NEW YORK - Ron Artest was suspended for the rest of the season Sunday as the NBA came down hard on three members of the Indiana Pacers for fighting with fans when a melee broke out at the end of a game against the Detroit Pistons.
Overall, nine players from the teams were banned for 143 games, including some of the harshest penalties the league ever issued. Artest is the first player to be suspended for nearly an entire season for a fight during a game.
Indiana's Stephen Jackson was suspended for 30 games and Jermaine O'Neal for 25. Detroit's Ben Wallace - whose shove of Artest after a foul led to the 5-minute fracas - drew a six-game ban, while Pacers guard Anthony Johnson got five games.
Four players were suspended for a game apiece: Indiana's Reggie Miller, and Detroit's Chauncey Billups, Elden Campbell and Derrick Coleman.
All of the suspensions are without pay.
Artest, O'Neal and Jackson - who all threw punches at fans in the stands or on the court at the end of the nationally televised Pacers-Pistons game Friday night - began serving their suspensions Saturday. Indiana, limited to just six players because of the suspensions and injuries, dropped an 86-83 decision to Orlando.
"The actions of the players involved wildly exceeded the professionalism and self-control that should fairly be expected from NBA players," NBA commissioner David Stern said in a statement, adding that the league must not "allow our sport to be debased by what seem to be declining expectations."
The NBA also has to "redefine the bounds of acceptable conduct for fans attending our games and resolve to permanently exclude those who overstep those bounds," Stern said.
He added that security procedures in all NBA arenas will be reviewed and rules need to be added to prevent a repeat of what happened at Auburn Hills, Mich., on Friday.

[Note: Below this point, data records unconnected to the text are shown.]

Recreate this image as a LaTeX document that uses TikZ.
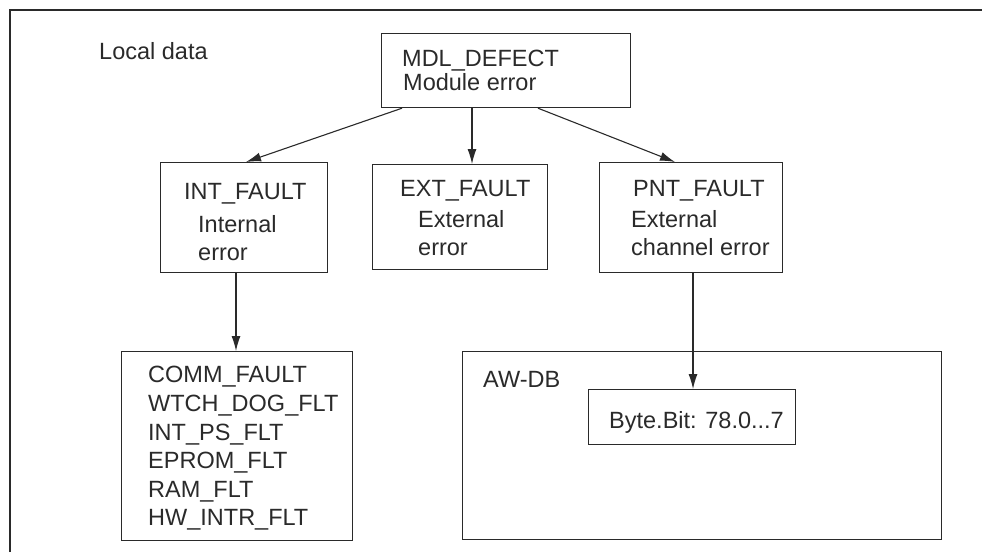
\documentclass[tikz,border=0pt]{standalone}
\usepackage{fontspec}
\setmainfont{Liberation Sans}
\usetikzlibrary{arrows.meta}
\definecolor{ink}{HTML}{2A2A2A}
\begin{document}
\begin{tikzpicture}[x=1pt,y=-1pt,
  box/.style={draw=ink,line width=1.2pt,rectangle,inner sep=0pt,anchor=north west},
  lbl/.style={anchor=base west,inner sep=0pt,text=ink,font=\fontsize{23.5}{28}\selectfont},
  arr/.style={draw=ink,line width=1.1pt,-{Latex[length=15pt,width=9pt]}}]
\useasboundingbox (0,0) rectangle (982,552);
% outer frame (cut off at right and bottom)
\coordinate (fbl) at (10,552);
\coordinate (ftl) at (10,10);
\coordinate (ftr) at (982,10);
\draw[ink,line width=1.3pt] (fbl) -- (ftl) -- (ftr);
% boxes
\node[box,minimum width=249pt,minimum height=74pt] (mdl) at (381,33) {};
\node[box,minimum width=167pt,minimum height=110pt] (int) at (160,162) {};
\node[box,minimum width=175pt,minimum height=105pt] (ext) at (372,164) {};
\node[box,minimum width=183pt,minimum height=110pt] (pnt) at (599,162) {};
\node[box,minimum width=231pt,minimum height=189pt] (comm) at (121,351) {};
\node[box,minimum width=479pt,minimum height=188pt] (awdb) at (462,351) {};
\node[box,minimum width=207pt,minimum height=55pt] (byte) at (588,389) {};
% texts
\node[lbl] (tlocal) at (99,59) {Local data};
\node[lbl] (tmdl1) at (402,66) {MDL\_DEFECT};
\node[lbl] (tmdl2) at (403,90) {Module error};
\node[lbl] (tint1) at (184,199) {INT\_FAULT};
\node[lbl] (tint2) at (198,232) {Internal};
\node[lbl] (tint3) at (198,260) {error};
\node[lbl] (text1) at (400,196) {EXT\_FAULT};
\node[lbl] (text2) at (418,227) {External};
\node[lbl] (text3) at (418,255) {error};
\node[lbl] (tpnt1) at (633,196) {PNT\_FAULT};
\node[lbl] (tpnt2) at (631,227) {External};
\node[lbl] (tpnt3) at (631,255) {channel error};
\node[lbl] (tc1) at (148,382) {COMM\_FAULT};
\node[lbl] (tc2) at (148,411) {WTCH\_DOG\_FLT};
\node[lbl] (tc3) at (148,440) {INT\_PS\_FLT};
\node[lbl] (tc4) at (148,468) {EPROM\_FLT};
\node[lbl] (tc5) at (148,497) {RAM\_FLT};
\node[lbl] (tc6) at (148,525) {HW\_INTR\_FLT};
\node[lbl] (taw) at (483,387) {AW-DB};
\node[lbl] (tbyte) at (609,428) {Byte.Bit: 78.0...7};
% connectors
\draw[arr] ([xshift=21pt]mdl.south west) -- ([xshift=86pt]int.north west);
\draw[arr] ([xshift=91pt]mdl.south west) -- ([xshift=100pt]ext.north west);
\draw[arr] ([xshift=157pt]mdl.south west) -- ([xshift=76pt]pnt.north west);
\draw[arr] ([xshift=76pt]int.south west) -- ([xshift=115pt]comm.north west);
\draw[arr] ([xshift=94pt]pnt.south west) -- ([xshift=105pt]byte.north west);
\end{tikzpicture}
\end{document}
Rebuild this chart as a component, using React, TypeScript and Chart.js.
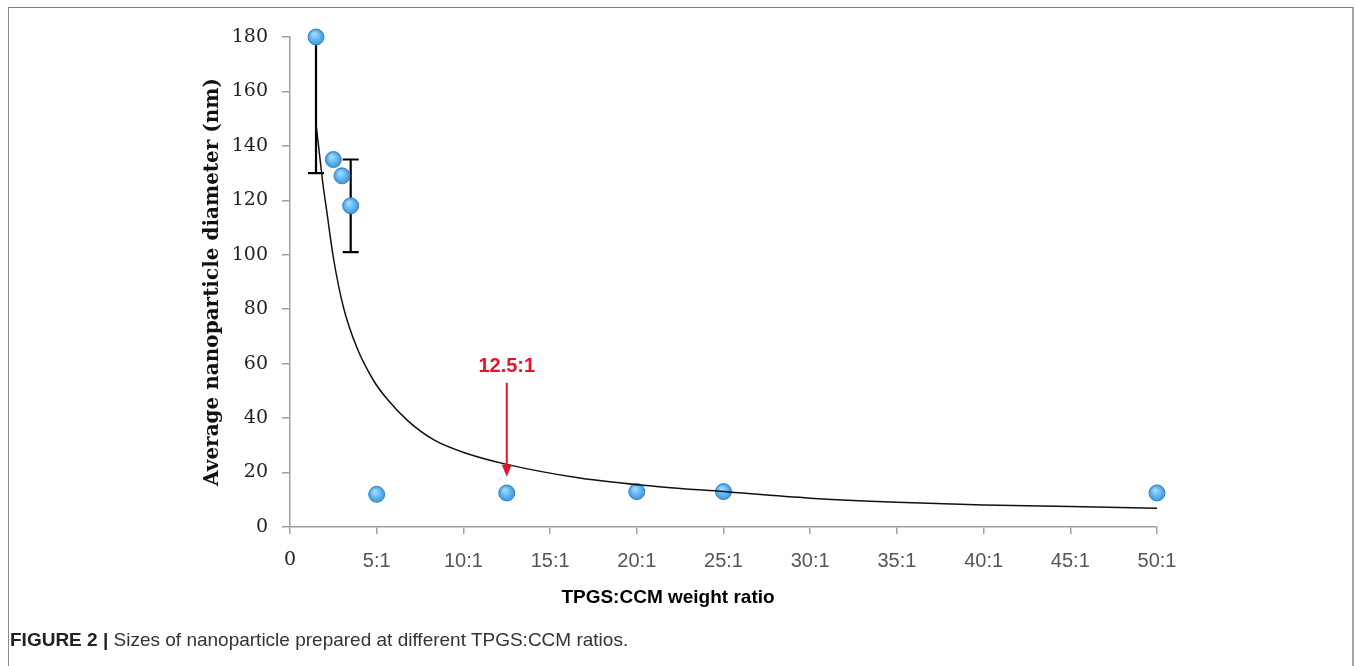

The brawl was particularly violent, with Artest and Jackson bolting into the stands near center court and throwing punches at fans after debris was tossed at the players.
Later, fans who came onto the court were punched in the face by Artest and O'Neal.
Nine people were treated for injuries, and police are investigating possible criminal charges.
Wallace began the fracas by delivering a hard, two-handed shove to Artest after Wallace was fouled on a drive to the basket with 45.9 seconds remaining. After the fight ended, the referees called off the rest of the game.
The initial skirmish wasn't all that bad, with Artest retreating to the scorer's table and lying atop it after Wallace sent him reeling backward. But when a fan tossed a cup at Artest, he stormed into the stands, throwing punches as he climbed over seats.
Jackson joined Artest and threw punches at fans, who punched back. At one point, a chair was tossed into the fray.
The most recent example of an NBA player going into the stands and punching a fan came in February 1995, when Vernon Maxwell of the Houston Rockets pummeled a spectator in Portland. The league suspended him for 10 games and fined him $20,000.
Among the harshest non-drug-related penalties in NBA history was a one-year suspension of Latrell Sprewell - later reduced to 68 games - for choking Golden State Warriors coach P.J. Carlesimo at practice.
Kermit Washington of the Los Angeles Lakers drew a 60-day (26-game) suspension in 1977 for a punch that broke the jaw of the Houston Rockets' Rudy Tomjanovich during a game, while Dennis Rodman was suspended 11 games for kicking a courtside cameraman in the groin and six games for head-butting a referee.
Artest was benched for two games this month for asking Pacers coach Rick Carlisle for time off because of a busy schedule that included promoting a rap album.
Artest was suspended twice by the NBA last season, once for leaving the bench during a fracas at a Pacers-Celtics playoff game; the other for elbowing Portland's Derek Anderson. During the 2002-03 season, Artest was suspended five times by the NBA and once by the Pacers for a total of 12 games.
Artest also once grabbed a television camera and smashed it to the ground after a loss to the Knicks two years ago.